Despite both requirements of and support for universal education up to grade 9, there are concerning reports that China is still suffering from high and maybe even rising dropout rates in some poor rural areas. Unfortunately, besides aggregated statistics from the Ministry of Education (which show almost universal compliance with the nine year compulsory education law), there is little independent, survey-based evidence on the nature of dropout in China. Between 2009 and 2010 we surveyed over 7,800 grade 7, 8, and 9 students from 46 randomly selected junior high schools in four counties in two provinces in North and Northwest China to measure the dropout rate. We also used the survey data to examine the factors that are correlated with dropping out, such as the opportunity cost of going to school, household poverty, and poor academic performance. According to the study’s findings, dropout rates between grade 7 and grade 8 reached 5.7 percent; dropout rates between grade 8 and grade 9 reached 9.0 percent.
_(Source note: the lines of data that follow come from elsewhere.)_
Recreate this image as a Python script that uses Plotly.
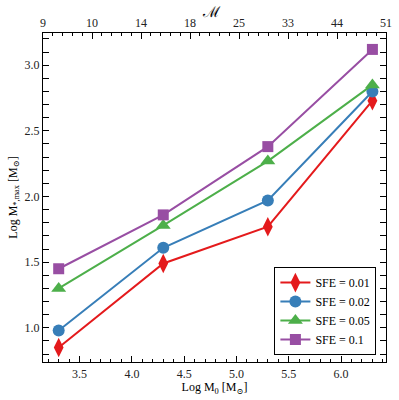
import plotly.graph_objects as go

# Data
log_m0 = [3.3, 4.3, 5.3, 6.3]
sfe_labels = ["SFE = 0.01", "SFE = 0.02", "SFE = 0.05", "SFE = 0.1"]
mstar_001 = [0.85, 1.49, 1.77, 2.73]
mstar_002 = [0.98, 1.61, 1.97, 2.80]
mstar_005 = [1.30, 1.78, 2.27, 2.85]
mstar_01 = [1.45, 1.86, 2.38, 3.12]
mach_ticks = ["9", "10", "14", "18", "25", "33", "44", "51"]

colors = ["#e41a1c", "#377eb8", "#4daf4a", "#984ea3"]
symbols = ["diamond-tall", "circle", "triangle-up", "square"]
sizes = [14, 12, 13, 11]

fig = go.Figure()
for lab, ys, c, s, sz in zip(sfe_labels, [mstar_001, mstar_002, mstar_005, mstar_01],
                             colors, symbols, sizes):
    fig.add_trace(go.Scatter(x=log_m0, y=ys, name=lab, mode="lines+markers",
                             line=dict(color=c, width=2),
                             marker=dict(symbol=s, size=sz, color=c)))

# dummy trace so the top (Mach) axis is drawn
fig.add_trace(go.Scatter(x=[0, len(mach_ticks) - 1], y=[1, 1], xaxis="x2", mode="markers",
                         marker=dict(opacity=0), showlegend=False, hoverinfo="skip"))

font = "Liberation Serif, DejaVu Serif, serif"
axis_common = dict(showline=True, linecolor="black", linewidth=1.2, ticks="inside",
                   ticklen=6, tickwidth=1, tickcolor="black", showgrid=False, zeroline=False,
                   automargin=False,
                   tickfont=dict(family=font, size=12, color="#222"))

fig.update_layout(
    width=399, height=400,
    margin=dict(l=43, r=13, t=33, b=38),
    plot_bgcolor="white", paper_bgcolor="white",
    font=dict(family=font, size=12, color="black"),
    xaxis=dict(range=[3.15, 6.43], dtick=0.5, tick0=3.5, tickformat=".1f",
               minor=dict(dtick=0.1, ticks="inside", ticklen=3, tickcolor="black"),
               title=dict(text="Log M<sub>0</sub> [M<sub>⊙</sub>]", standoff=2,
                          font=dict(family=font, size=12)),
               **axis_common),
    xaxis2=dict(overlaying="x", side="top", range=[0, len(mach_ticks) - 1],
                tickvals=list(range(len(mach_ticks))), ticktext=mach_ticks,
                minor=dict(dtick=0.2, ticks="inside", ticklen=3, tickcolor="black"),
                **axis_common),
    yaxis=dict(range=[0.74, 3.245], dtick=0.5, tickformat=".1f", mirror="allticks",
               minor=dict(dtick=0.1, ticks="inside", ticklen=3, tickcolor="black"),
               title=dict(text="Log M<sub>*,max</sub> [M<sub>⊙</sub>]", standoff=4,
                          font=dict(family=font, size=12)),
               **axis_common),
    legend=dict(x=0.972, y=0.021, xanchor="right", yanchor="bottom",
                bgcolor="white", bordercolor="black", borderwidth=1,
                font=dict(family=font, size=12), itemwidth=30,
                tracegroupgap=0),
)

# top axis label (Mach number)
fig.add_annotation(text="ℳ", xref="paper", yref="paper", x=0.49, y=1.0, yshift=21,
                   showarrow=False, yanchor="middle", font=dict(family=font, size=15))

# drop the browser's default page margin so the figure sits at (0, 0)
fig.write_html("out.html", config={"displayModeBar": False},
               post_script="document.body.style.margin='0';")
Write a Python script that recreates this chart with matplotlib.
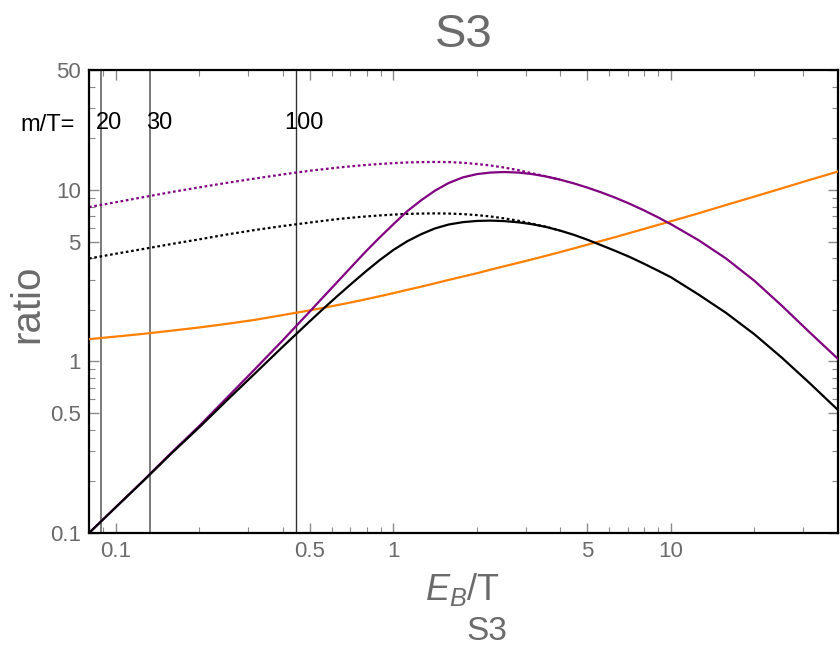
import numpy as np
import matplotlib
matplotlib.use("Agg")
import matplotlib.pyplot as plt
import matplotlib.transforms as mtransforms
from matplotlib.ticker import LogLocator, FixedLocator, FixedFormatter, NullFormatter

plt.rcParams["font.family"] = ["Liberation Sans", "DejaVu Sans"]
plt.rcParams["mathtext.fontset"] = "custom"
plt.rcParams["mathtext.rm"] = "Liberation Sans"
plt.rcParams["mathtext.it"] = "Liberation Sans:italic"

# ---- data ----
eb_over_t = [0.08, 0.1, 0.126, 0.158, 0.2, 0.251, 0.316, 0.398, 0.501, 0.562, 0.631,
             0.708, 0.794, 0.891, 1.0, 1.12, 1.26, 1.41, 1.58, 1.78, 2.0, 2.24, 2.51,
             2.82, 3.16, 3.55, 3.98, 4.47, 5.01, 5.62, 6.31, 7.08, 7.94, 8.91, 10.0,
             12.6, 15.8, 20.0, 25.1, 31.6, 40.0]

black_full = [0.1, 0.1416, 0.2023, 0.2897, 0.414, 0.593, 0.847, 1.213, 1.722, 2.046, 2.421,
              2.851, 3.342, 3.890, 4.467, 5.012, 5.521, 5.957, 6.281, 6.486, 6.592, 6.622,
              6.577, 6.471, 6.310, 6.081, 5.794, 5.470, 5.117, 4.753, 4.406, 4.074, 3.733,
              3.404, 3.097, 2.449, 1.919, 1.439, 1.052, 0.748, 0.521]
purple_full = [0.1, 0.1416, 0.2032, 0.2924, 0.4217, 0.6138, 0.8974, 1.321, 1.963, 2.399, 2.931,
               3.581, 4.365, 5.272, 6.310, 7.499, 8.710, 9.886, 10.96, 11.83, 12.36, 12.62,
               12.71, 12.62, 12.36, 11.97, 11.48, 10.91, 10.30, 9.661, 8.995, 8.318, 7.638,
               6.966, 6.310, 5.082, 3.981, 2.951, 2.113, 1.479, 1.035]
orange_curve = [1.349, 1.396, 1.449, 1.510, 1.578, 1.656, 1.746, 1.862, 1.986, 2.056, 2.133,
                2.213, 2.301, 2.399, 2.500, 2.612, 2.729, 2.851, 2.985, 3.126, 3.266, 3.428,
                3.589, 3.758, 3.936, 4.130, 4.335, 4.560, 4.797, 5.047, 5.309, 5.598, 5.902,
                6.223, 6.561, 7.311, 8.166, 9.141, 10.21, 11.43, 12.79]

# dotted approximations, low-E_B side only (first 27 grid points)
black_dotted = [3.981, 4.246, 4.529, 4.831, 5.152, 5.495, 5.834, 6.152, 6.457, 6.607, 6.761,
                6.887, 6.998, 7.096, 7.178, 7.244, 7.278, 7.295, 7.278, 7.228, 7.129, 6.998,
                6.823, 6.607, 6.353, 6.095, 5.794]
purple_dotted = [7.943, 8.472, 9.078, 9.705, 10.35, 10.99, 11.64, 12.30, 12.94, 13.21, 13.49,
                 13.74, 13.96, 14.16, 14.32, 14.45, 14.52, 14.55, 14.52, 14.39, 14.16, 13.87,
                 13.49, 13.03, 12.50, 11.99, 11.48]
eb_dotted = eb_over_t[:len(black_dotted)]

# mass ratios and where they sit on the E_B/T axis
mass_labels = ["20", "30", "100"]
mass_lines = [0.0885, 0.133, 0.445]

yticks = [0.1, 0.5, 1, 5, 10, 50]
ytick_labels = ["0.1", "0.5", "1", "5", "10", "50"]
xticks = [0.1, 0.5, 1, 5, 10]
xtick_labels = ["0.1", "0.5", "1", "5", "10"]

gray = "#6b6b6b"
purple = "#800080"
orange = "#FF8000"

# ---- figure ----
fig = plt.figure(figsize=(8.4, 6.48), dpi=100)
ax = fig.add_axes([0.106, 0.1775, 0.8916, 0.7145])
ax.set_xscale("log")
ax.set_yscale("log")
ax.set_xlim(0.08, 40)
ax.set_ylim(0.1, 50)

for xv, c, lw in zip(mass_lines, ["#7a7a7a", "#7a7a7a", "#333333"], [1.4, 1.4, 1.0]):
    ax.axvline(xv, color=c, lw=lw, zorder=1)

ax.plot(eb_dotted, purple_dotted, color=purple, lw=1.6, ls=(0, (1.2, 1.2)), zorder=2)
ax.plot(eb_dotted, black_dotted, color="black", lw=1.6, ls=(0, (1.2, 1.2)), zorder=2)
ax.plot(eb_over_t, orange_curve, color=orange, lw=1.6, zorder=3)
ax.plot(eb_over_t, purple_full, color=purple, lw=1.6, zorder=3)
ax.plot(eb_over_t, black_full, color="black", lw=1.6, zorder=3)

# ticks on every side, pointing in
ax.xaxis.set_major_locator(FixedLocator(xticks))
ax.xaxis.set_major_formatter(FixedFormatter(xtick_labels))
ax.xaxis.set_minor_locator(LogLocator(base=10, subs=np.arange(1, 10)))
ax.xaxis.set_minor_formatter(NullFormatter())
ax.yaxis.set_major_locator(FixedLocator(yticks))
ax.yaxis.set_major_formatter(FixedFormatter(ytick_labels))
ax.yaxis.set_minor_locator(LogLocator(base=10, subs=np.arange(1, 10)))
ax.yaxis.set_minor_formatter(NullFormatter())
ax.tick_params(which="both", direction="in", top=True, right=True, color="#8a8a8a",
               labelcolor=gray, labelsize=16, pad=6)
ax.tick_params(which="major", length=7, width=1.0)
ax.tick_params(which="minor", length=4, width=0.8)
for s in ax.spines.values():
    s.set_linewidth(1.6)
    s.set_color("black")

# titles and axis labels
fig.text(0.552, 1 - 47 / 648, "S3", color=gray, fontsize=34, ha="center", va="baseline")
fig.text(0.032, 0.531, "ratio", color=gray, fontsize=29, rotation=90, ha="center", va="center")
fig.text(0.551, 1 - 600 / 648, r"$E_B$/T", color=gray, fontsize=26, ha="center", va="baseline")
fig.text(0.580, 1 - 640 / 648, "S3", color=gray, fontsize=24, ha="center", va="baseline")

# m/T markers
fig.text(20 / 840, 1 - 125 / 648, "m/T=", fontsize=17, color="black", va="center")
for lab, xv, dx in zip(mass_labels, mass_lines, [-5, -4, -12]):
    tr = mtransforms.offset_copy(ax.transData, fig=fig, x=dx, y=0, units="dots")
    ax.text(xv, 24.5, lab, transform=tr, fontsize=17, color="black", ha="left", va="center")

fig.savefig("out.png", dpi=100)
This means of the total number of students that matriculated into junior high school (those who were attending school during the first month of the first term of grade 7), 14.2 percent had left school by the first month of grade 9. Dropout rates were even higher for students that were older, from poorer families (and families in which the parents were not healthy), or were performing more poorly academically. We conclude that although the government’s policy of reducing tuition and fees for junior high students may be necessary, it is not sufficient to solve the dropout problem.